Sie werben mit Ihrer Agentur auch für ganz normale Produkte wie Joghurt oder Butter. Was ist der Unterschied zur Wahlwerbung?
Mein Joghurt gibt kein Interview oder redet Quatsch in der Tagesschau (lacht). Der Hauptunterschied ist, dass über solche Produkte herzlich wenig in den Nachrichten berichtet wird. Normalerweise ist die klassische Werbung bei der Produktwerbung nahezu das Einzige, was darüber nach draußen dringt. Ich habe da bis auf wenige Ausnahmen zu 100 Prozent Kontrolle über die Botschaft. Dagegen gehen ungefähr 90 Prozent der politischen Kommunikation durch den Filter des Journalismus. Das heißt, die Empfänger bekommen schon eine kommentierte oder wie auch immer eingeordnete Nachricht und ich habe nur die gekaufte Kommunikation als direkten Draht zum Wähler.
Sie haben hauptsächlich Kampagnen für die SPD betreut. Inwiefern müssen Sie als Werber hinter der Politik stehen, die Sie vertreten?
Wir bestreiten gerade tatsächlich den ersten Wahlkampf für eine konservative Partei, nämlich für die ÖVP in Österreich. Da war natürlich schon die Frage bei uns im Team, machen wir das? Ich glaube, grundsätzlich hilft es, wenn man sich mit dem, was die Partei letztendlich fordert, identifiziert. Ich will für niemanden arbeiten, der europakritisch ist oder Nationalist. Oder jemanden, der den Minderheitenschutz nicht ernst nimmt. Das sind meine persönlichen 'Hygienefaktoren'. Und wenn das gegeben ist, dann kann ich das auch machen.
In Ihrem Buch beschreiben Sie den Wahlkampf als Höllenritt. Warum sind Sie dennoch so fasziniert davon?
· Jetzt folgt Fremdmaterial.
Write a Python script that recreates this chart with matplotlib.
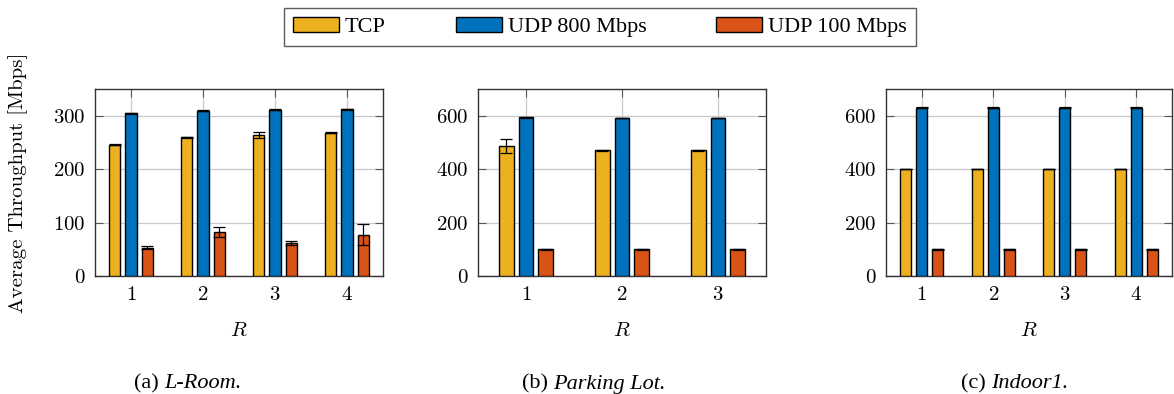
import numpy as np
import matplotlib
matplotlib.use("Agg")
import matplotlib.pyplot as plt
from matplotlib.patches import Patch

plt.rcParams['mathtext.fontset'] = 'cm'
plt.rcParams['axes.formatter.use_mathtext'] = True

# measured average throughput [Mbps] per R, with error bar half-widths
series = ['TCP', 'UDP 800 Mbps', 'UDP 100 Mbps']
colors = ['#EDB120', '#0072BD', '#D95319']

lroom_r = [1, 2, 3, 4]
lroom_tcp = [246, 260, 264, 268]
lroom_udp800 = [305, 309, 311, 312]
lroom_udp100 = [53, 83, 62, 77]
lroom_tcp_err = [1, 1, 5, 1]
lroom_udp800_err = [1, 1, 1, 1]
lroom_udp100_err = [3, 9.5, 4, 19.5]

parking_r = [1, 2, 3]
parking_tcp = [486, 470, 470]
parking_udp800 = [594, 591, 591]
parking_udp100 = [100, 100, 100]
parking_tcp_err = [26, 1, 1]
parking_udp800_err = [1, 1, 1]
parking_udp100_err = [1, 1, 1]

indoor_r = [1, 2, 3, 4]
indoor_tcp = [401, 401, 401, 401]
indoor_udp800 = [630, 630, 630, 630]
indoor_udp100 = [100, 100, 100, 100]
indoor_tcp_err = [1, 1, 1, 1]
indoor_udp800_err = [1, 1, 1, 1]
indoor_udp100_err = [1, 1, 1, 1]

captions = [('(a) ', 'L-Room.'), ('(b) ', 'Parking Lot.'), ('(c) ', 'Indoor1.')]

W, H = 1174, 394
fig = plt.figure(figsize=(W / 100, H / 100), dpi=100)


def box(l, r, t=89, b=276):
    return [l / W, (H - b) / H, (r - l) / W, (b - t) / H]


def draw(ax, r, vals, errs, ymax, yticks, offset, width=0.155):
    x = np.array(r, dtype=float)
    for i, (v, e) in enumerate(zip(vals, errs)):
        ax.bar(x + (i - 1) * offset, v, width, color=colors[i],
               edgecolor='black', linewidth=1.0, zorder=3,
               yerr=e, capsize=4,
               error_kw=dict(ecolor='black', elinewidth=0.9, capthick=0.9, zorder=4))
    ax.set_xlim(r[0] - 0.5, r[-1] + 0.5)
    ax.set_ylim(0, ymax)
    ax.set_xticks(r)
    ax.set_yticks(yticks)
    ax.grid(True, color='#c8c8c8', linewidth=0.9, zorder=0)
    ax.tick_params(direction='in', length=6, width=0.8, color='#555555',
                   top=True, right=True, labelsize=15, pad=7)
    for lab in ax.get_xticklabels() + ax.get_yticklabels():
        lab.set_fontfamily('cmr10')
    for s in ax.spines.values():
        s.set_color('#333333')
        s.set_linewidth(1.0)
    ax.set_xlabel('$R$', fontsize=15, labelpad=12)


ax1 = fig.add_axes(box(95, 383))
draw(ax1, lroom_r, [lroom_tcp, lroom_udp800, lroom_udp100],
     [lroom_tcp_err, lroom_udp800_err, lroom_udp100_err],
     350, [0, 100, 200, 300], 0.228)
ax1.set_ylabel('Average Throughput [Mbps]', fontfamily='cmr10', fontsize=15, labelpad=18)

ax2 = fig.add_axes(box(478, 766))
draw(ax2, parking_r, [parking_tcp, parking_udp800, parking_udp100],
     [parking_tcp_err, parking_udp800_err, parking_udp100_err],
     700, [0, 200, 400, 600], 0.205)

ax3 = fig.add_axes(box(886, 1172))
draw(ax3, indoor_r, [indoor_tcp, indoor_udp800, indoor_udp100],
     [indoor_tcp_err, indoor_udp800_err, indoor_udp100_err],
     700, [0, 200, 400, 600], 0.225)

# sub-figure captions: upright tag followed by italic name, centred as a whole
renderer = fig.canvas.get_renderer()
for cx, (tag, name) in zip([188, 594, 1015], captions):
    t1 = fig.text(0, 1 - 384 / H, tag, fontfamily='Liberation Serif',
                  fontsize=16, ha='left', va='center')
    t2 = fig.text(0, 1 - 384 / H, name, fontfamily='Liberation Serif',
                  fontstyle='italic', fontsize=16, ha='left', va='center')
    w1 = t1.get_window_extent(renderer).width
    w2 = t2.get_window_extent(renderer).width
    x0 = cx - (w1 + w2) / 2
    t1.set_x(x0 / W)
    t2.set_x((x0 + w1) / W)

handles = [Patch(facecolor=c, edgecolor='black', linewidth=1.0) for c in colors]
leg = fig.legend(handles, series, loc='center', bbox_to_anchor=(600 / W, 1 - 27 / H),
                 ncol=3, frameon=True, fancybox=False, edgecolor='#333333',
                 prop={'family': 'Liberation Serif', 'size': 16},
                 handlelength=2.07, handleheight=0.68, handletextpad=0.27,
                 columnspacing=3.15, borderpad=0.4)
leg.get_frame().set_linewidth(1.0)

fig.savefig('out.png', dpi=100)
Das weiß ich auch nicht (lacht). Manche kriegen den Kick beim Bungeejumping. Ich hole ihn mir in Wahlkampagnen. Es hat natürlich mit diesem absoluten Enddatum zu tun und, dass es so viele Dinge gibt, die Sie nicht unter Kontrolle haben. Und für mich ist es so: Ich liebe einfach Demokratie. Ich finde, es ist ein Wahnsinn, dass wir alle vier Jahre einen Tag haben, gerade auch in Deutschland, an dem zwischen 45 und 50 Millionen Leute ins Wahllokal gehen und ihr Kreuzchen machen. Es freut mich, da einen Beitrag zu leisten.
Der Diplompolitologe Frank Stauss, Jahrgang 1965, begann seine Karriere als Wahlkämpfer in der Clinton/Gore-Kampagne. Seine Kampagnen wurden bereits fünf Mal mit dem Politikaward ausgezeichnet, dem höchsten Preis für politische Kommunikation in Deutschland. Er ist Mitinhaber einer Werbeagentur und Lehrbeauftragter für Politische Kommunikation an der Heinrich-Heine-Universität Düsseldorf.
Frank Stauss, Höllenritt Wahlkampf. Ein Insiderbericht, Deutscher Taschenbuch Verlag, München 2013, ISBN 978-3-423-24986-7.